### THE RECORDS
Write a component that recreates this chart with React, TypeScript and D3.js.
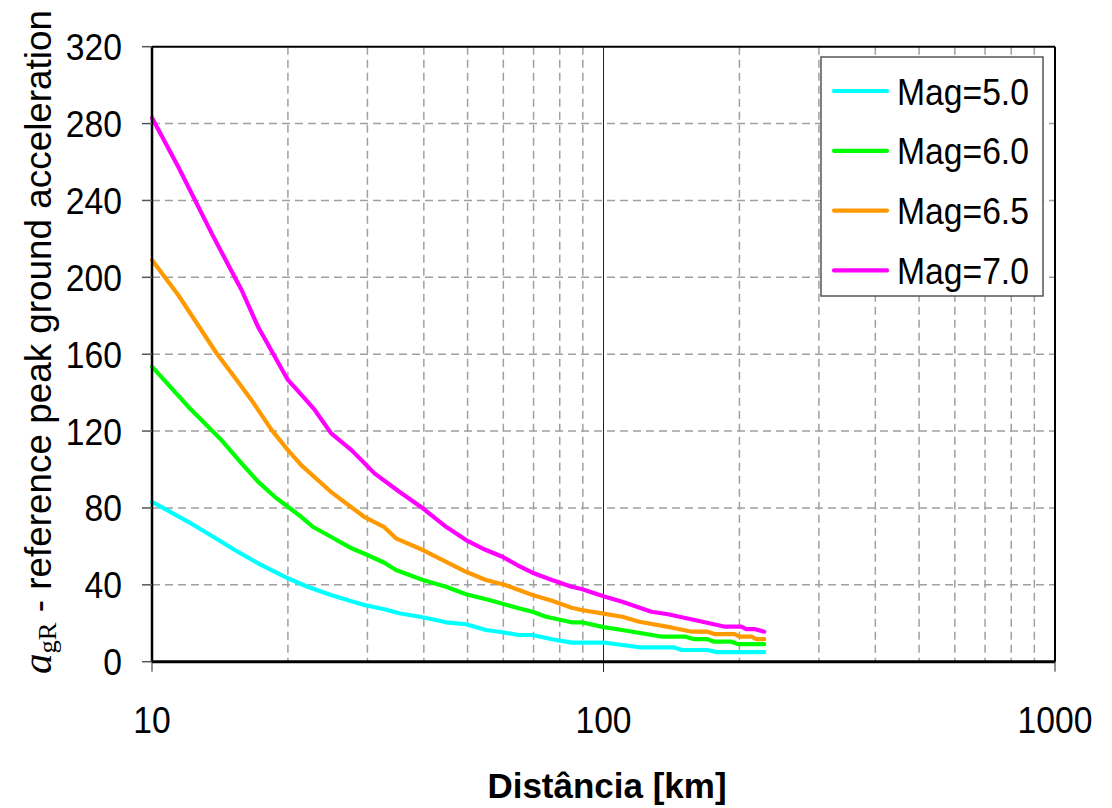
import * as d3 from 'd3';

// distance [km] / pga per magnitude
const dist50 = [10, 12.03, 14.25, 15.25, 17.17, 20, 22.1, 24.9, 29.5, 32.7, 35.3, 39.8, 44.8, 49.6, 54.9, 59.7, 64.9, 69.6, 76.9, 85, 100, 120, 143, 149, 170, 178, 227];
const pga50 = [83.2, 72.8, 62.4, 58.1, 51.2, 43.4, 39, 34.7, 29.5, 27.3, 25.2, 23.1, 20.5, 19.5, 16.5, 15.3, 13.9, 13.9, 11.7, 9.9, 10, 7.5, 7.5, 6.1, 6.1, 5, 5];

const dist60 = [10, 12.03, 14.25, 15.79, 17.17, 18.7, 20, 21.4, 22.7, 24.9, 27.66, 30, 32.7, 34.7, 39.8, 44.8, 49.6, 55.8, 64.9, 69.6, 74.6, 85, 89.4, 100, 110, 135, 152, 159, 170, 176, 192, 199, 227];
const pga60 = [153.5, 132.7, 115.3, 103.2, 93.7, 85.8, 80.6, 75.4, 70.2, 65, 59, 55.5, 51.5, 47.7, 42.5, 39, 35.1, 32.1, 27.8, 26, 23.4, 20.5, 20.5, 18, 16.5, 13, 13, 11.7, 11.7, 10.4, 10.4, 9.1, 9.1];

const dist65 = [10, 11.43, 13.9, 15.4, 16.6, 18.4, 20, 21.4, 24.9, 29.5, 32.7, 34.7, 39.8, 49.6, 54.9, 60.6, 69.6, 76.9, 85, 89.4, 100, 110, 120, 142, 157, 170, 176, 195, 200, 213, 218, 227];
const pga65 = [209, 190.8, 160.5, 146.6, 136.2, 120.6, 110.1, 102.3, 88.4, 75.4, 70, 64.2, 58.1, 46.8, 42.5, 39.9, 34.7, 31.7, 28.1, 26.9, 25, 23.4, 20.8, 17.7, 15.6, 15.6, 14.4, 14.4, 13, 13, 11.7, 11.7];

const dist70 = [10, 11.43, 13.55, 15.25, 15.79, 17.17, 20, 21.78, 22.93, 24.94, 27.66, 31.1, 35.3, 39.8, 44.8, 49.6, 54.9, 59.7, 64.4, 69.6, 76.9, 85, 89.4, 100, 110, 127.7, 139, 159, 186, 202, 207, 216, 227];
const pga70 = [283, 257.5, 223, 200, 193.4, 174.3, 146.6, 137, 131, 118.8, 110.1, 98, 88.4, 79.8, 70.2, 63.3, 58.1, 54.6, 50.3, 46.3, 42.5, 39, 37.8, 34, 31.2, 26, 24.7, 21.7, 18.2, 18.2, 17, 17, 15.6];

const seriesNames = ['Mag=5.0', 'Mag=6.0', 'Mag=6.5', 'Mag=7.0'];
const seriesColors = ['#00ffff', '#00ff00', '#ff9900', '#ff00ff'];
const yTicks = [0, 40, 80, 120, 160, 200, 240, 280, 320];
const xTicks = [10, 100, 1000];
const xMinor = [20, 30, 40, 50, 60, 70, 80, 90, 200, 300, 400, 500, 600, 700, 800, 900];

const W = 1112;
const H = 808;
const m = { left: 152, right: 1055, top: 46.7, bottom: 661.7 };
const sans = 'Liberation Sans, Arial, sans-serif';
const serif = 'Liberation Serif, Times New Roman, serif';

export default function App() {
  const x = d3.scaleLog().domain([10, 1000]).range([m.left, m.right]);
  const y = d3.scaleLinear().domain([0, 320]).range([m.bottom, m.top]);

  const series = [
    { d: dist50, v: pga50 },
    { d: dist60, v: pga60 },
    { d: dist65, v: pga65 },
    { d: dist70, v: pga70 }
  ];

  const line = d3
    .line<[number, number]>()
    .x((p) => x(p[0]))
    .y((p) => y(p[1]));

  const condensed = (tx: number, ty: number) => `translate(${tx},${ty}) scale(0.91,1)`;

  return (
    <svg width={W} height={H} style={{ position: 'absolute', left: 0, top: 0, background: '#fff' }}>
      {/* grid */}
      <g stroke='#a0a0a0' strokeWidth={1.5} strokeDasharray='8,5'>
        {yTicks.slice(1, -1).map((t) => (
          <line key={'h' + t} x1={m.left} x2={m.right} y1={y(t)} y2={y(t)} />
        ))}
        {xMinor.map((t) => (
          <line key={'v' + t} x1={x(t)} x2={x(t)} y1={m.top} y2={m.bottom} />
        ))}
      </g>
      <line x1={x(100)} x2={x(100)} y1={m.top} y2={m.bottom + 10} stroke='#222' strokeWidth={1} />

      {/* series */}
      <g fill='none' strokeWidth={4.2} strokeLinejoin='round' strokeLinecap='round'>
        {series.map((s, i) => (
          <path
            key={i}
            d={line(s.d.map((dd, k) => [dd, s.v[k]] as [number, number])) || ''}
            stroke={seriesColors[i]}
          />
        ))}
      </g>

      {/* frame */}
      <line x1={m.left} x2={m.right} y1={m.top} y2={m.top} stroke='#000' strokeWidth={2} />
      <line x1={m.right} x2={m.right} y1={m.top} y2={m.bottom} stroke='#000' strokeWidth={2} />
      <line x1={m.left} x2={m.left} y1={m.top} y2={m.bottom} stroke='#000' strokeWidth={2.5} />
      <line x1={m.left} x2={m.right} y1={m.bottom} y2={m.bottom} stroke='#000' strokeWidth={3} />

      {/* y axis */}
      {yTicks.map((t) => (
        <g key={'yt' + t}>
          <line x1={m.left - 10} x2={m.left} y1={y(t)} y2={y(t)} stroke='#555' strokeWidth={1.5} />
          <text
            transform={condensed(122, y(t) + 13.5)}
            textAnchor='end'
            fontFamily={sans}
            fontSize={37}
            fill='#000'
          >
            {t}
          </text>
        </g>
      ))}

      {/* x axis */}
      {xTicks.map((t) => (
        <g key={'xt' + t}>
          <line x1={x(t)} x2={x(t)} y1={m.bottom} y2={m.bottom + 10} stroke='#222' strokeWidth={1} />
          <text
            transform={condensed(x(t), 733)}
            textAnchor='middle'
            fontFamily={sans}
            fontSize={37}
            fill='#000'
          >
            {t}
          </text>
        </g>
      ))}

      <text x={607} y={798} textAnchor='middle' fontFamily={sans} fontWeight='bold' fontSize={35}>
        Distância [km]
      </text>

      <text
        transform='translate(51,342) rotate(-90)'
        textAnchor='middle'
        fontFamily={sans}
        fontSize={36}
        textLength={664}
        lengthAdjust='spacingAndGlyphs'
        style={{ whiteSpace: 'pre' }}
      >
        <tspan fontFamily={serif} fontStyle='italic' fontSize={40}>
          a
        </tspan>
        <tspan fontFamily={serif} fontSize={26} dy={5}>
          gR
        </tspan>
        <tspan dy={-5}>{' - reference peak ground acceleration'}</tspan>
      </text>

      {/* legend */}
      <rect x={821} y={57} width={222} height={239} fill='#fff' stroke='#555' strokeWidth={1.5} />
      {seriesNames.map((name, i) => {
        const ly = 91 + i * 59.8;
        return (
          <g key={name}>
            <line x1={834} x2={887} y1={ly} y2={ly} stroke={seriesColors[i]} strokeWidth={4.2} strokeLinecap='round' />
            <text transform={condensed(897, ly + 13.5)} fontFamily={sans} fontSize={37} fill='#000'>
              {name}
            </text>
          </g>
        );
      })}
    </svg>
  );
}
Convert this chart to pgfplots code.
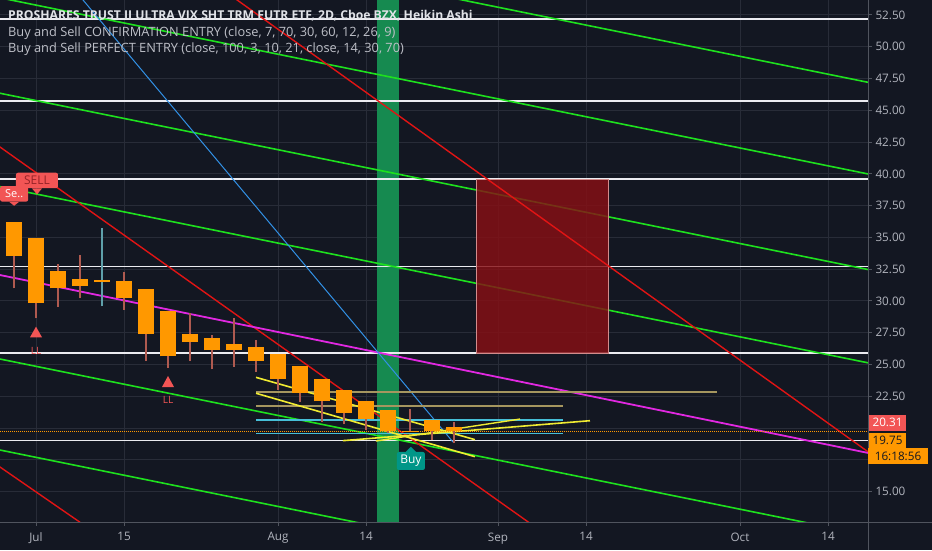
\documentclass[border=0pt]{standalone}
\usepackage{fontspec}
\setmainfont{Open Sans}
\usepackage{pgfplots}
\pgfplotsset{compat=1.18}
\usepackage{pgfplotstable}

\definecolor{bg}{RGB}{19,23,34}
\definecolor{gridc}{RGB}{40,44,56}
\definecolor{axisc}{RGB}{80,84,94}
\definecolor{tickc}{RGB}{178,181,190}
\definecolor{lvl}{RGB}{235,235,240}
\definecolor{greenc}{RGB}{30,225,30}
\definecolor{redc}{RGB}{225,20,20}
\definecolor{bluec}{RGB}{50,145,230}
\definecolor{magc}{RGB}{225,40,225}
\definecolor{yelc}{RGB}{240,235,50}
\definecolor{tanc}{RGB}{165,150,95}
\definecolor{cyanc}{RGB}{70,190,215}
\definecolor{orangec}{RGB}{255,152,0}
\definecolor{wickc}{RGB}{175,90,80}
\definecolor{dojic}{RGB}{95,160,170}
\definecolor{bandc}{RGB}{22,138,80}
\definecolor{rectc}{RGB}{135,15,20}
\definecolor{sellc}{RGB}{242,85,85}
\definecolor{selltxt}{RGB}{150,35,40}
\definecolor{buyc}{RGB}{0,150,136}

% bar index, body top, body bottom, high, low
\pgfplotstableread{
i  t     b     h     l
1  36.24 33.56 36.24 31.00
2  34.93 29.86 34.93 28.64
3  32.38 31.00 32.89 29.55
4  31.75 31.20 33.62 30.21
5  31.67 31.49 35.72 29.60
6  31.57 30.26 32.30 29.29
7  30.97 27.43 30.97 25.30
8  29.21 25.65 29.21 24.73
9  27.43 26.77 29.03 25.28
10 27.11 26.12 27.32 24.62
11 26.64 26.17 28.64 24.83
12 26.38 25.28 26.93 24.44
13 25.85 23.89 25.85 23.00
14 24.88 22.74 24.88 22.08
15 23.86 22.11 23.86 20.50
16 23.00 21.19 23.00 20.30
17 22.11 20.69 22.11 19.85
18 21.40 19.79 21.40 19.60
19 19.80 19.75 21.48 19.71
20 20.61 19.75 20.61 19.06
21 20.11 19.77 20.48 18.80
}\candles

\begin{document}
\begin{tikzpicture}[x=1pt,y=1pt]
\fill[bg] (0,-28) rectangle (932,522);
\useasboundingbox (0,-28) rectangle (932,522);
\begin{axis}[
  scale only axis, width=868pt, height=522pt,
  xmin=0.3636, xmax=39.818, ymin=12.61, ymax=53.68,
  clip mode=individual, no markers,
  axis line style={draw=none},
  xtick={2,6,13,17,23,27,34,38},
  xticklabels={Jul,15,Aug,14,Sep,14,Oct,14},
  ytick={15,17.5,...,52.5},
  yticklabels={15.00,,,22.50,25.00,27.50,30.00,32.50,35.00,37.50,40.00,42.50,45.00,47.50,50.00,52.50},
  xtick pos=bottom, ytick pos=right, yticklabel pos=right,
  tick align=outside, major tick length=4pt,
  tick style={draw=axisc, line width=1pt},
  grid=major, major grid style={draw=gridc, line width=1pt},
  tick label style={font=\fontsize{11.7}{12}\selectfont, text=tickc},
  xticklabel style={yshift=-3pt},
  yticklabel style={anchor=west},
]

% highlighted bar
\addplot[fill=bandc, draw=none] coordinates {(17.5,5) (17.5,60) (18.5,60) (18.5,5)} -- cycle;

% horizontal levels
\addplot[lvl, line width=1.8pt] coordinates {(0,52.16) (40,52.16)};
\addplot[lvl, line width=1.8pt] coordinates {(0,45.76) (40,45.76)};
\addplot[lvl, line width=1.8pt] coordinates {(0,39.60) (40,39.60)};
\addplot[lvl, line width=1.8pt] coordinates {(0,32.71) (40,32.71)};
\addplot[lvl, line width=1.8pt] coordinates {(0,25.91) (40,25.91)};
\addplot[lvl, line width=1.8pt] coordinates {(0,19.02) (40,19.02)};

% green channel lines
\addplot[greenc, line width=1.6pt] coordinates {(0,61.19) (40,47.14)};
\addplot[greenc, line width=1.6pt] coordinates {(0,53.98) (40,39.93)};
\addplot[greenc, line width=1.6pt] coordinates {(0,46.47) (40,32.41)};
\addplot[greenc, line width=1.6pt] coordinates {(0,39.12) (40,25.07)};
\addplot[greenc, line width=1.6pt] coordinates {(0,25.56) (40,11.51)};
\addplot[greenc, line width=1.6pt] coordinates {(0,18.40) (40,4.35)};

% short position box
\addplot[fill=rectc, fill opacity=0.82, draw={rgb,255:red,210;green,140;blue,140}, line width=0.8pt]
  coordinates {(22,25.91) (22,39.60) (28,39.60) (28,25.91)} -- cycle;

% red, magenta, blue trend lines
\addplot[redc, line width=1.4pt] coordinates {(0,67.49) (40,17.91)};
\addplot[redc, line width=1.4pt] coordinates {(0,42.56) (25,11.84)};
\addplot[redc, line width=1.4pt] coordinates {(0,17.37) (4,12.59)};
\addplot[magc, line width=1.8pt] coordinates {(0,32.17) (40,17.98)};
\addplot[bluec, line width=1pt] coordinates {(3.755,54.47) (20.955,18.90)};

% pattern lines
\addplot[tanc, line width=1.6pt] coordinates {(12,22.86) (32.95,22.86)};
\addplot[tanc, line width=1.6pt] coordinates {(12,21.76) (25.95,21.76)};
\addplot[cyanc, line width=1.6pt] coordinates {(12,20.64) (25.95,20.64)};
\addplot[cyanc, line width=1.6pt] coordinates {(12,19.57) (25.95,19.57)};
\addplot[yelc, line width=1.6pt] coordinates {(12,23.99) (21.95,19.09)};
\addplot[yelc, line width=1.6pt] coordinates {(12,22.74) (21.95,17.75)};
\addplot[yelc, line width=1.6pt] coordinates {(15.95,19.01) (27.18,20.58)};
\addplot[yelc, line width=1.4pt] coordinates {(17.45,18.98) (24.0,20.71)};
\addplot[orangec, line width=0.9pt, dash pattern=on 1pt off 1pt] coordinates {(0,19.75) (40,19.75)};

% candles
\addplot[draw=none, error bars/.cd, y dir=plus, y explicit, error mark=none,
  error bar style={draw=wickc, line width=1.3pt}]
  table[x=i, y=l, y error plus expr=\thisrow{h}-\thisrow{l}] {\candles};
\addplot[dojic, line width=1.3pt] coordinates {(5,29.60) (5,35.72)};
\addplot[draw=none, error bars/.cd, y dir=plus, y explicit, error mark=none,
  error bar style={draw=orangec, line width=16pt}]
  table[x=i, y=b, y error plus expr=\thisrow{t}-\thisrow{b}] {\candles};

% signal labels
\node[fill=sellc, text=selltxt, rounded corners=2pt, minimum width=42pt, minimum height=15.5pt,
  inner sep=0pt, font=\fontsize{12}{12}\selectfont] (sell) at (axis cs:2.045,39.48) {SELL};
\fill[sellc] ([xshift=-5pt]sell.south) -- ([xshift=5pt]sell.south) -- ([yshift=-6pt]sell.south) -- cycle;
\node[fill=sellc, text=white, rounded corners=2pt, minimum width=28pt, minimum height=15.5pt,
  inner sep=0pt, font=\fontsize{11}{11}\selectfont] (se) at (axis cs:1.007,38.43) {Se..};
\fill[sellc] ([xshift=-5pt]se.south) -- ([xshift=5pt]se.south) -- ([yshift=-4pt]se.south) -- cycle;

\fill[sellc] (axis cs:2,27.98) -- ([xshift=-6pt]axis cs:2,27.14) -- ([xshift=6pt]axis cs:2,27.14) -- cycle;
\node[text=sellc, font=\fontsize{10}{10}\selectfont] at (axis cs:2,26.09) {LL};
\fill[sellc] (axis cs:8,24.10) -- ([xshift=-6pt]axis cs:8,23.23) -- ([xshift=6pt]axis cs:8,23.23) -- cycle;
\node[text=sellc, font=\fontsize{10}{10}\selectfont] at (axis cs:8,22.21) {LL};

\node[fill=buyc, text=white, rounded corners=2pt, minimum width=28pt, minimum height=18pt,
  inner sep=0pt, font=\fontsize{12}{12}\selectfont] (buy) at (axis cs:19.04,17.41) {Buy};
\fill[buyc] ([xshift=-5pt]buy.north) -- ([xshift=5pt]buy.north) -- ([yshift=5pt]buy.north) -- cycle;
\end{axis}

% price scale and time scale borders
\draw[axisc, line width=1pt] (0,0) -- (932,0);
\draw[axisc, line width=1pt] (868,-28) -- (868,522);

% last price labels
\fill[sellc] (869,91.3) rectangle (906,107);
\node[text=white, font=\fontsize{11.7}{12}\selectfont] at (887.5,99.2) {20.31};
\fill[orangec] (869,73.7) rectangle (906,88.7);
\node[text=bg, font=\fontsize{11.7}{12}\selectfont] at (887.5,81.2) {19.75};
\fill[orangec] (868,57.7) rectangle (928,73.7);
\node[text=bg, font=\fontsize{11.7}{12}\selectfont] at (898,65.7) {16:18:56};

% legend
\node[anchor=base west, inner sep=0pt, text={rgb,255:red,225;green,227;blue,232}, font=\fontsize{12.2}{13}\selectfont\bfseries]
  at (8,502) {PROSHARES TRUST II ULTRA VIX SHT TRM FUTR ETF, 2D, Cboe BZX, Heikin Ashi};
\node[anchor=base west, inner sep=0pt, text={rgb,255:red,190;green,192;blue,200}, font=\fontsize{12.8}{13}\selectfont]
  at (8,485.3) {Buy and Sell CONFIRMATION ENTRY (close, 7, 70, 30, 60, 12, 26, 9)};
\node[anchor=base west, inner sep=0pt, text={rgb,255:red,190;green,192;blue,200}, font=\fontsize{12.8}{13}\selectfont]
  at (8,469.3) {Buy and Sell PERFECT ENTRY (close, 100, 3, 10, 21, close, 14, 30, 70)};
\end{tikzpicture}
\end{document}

### AIM OF THE TASK
Repeat word for word the lines above, from the first entry through the line containing "import * as d3 from 'd3';", with both ends kept and the pictures dropped.

### EXERCISE RESULT
Write a component that recreates this chart with React, TypeScript and D3.js.
import * as d3 from 'd3';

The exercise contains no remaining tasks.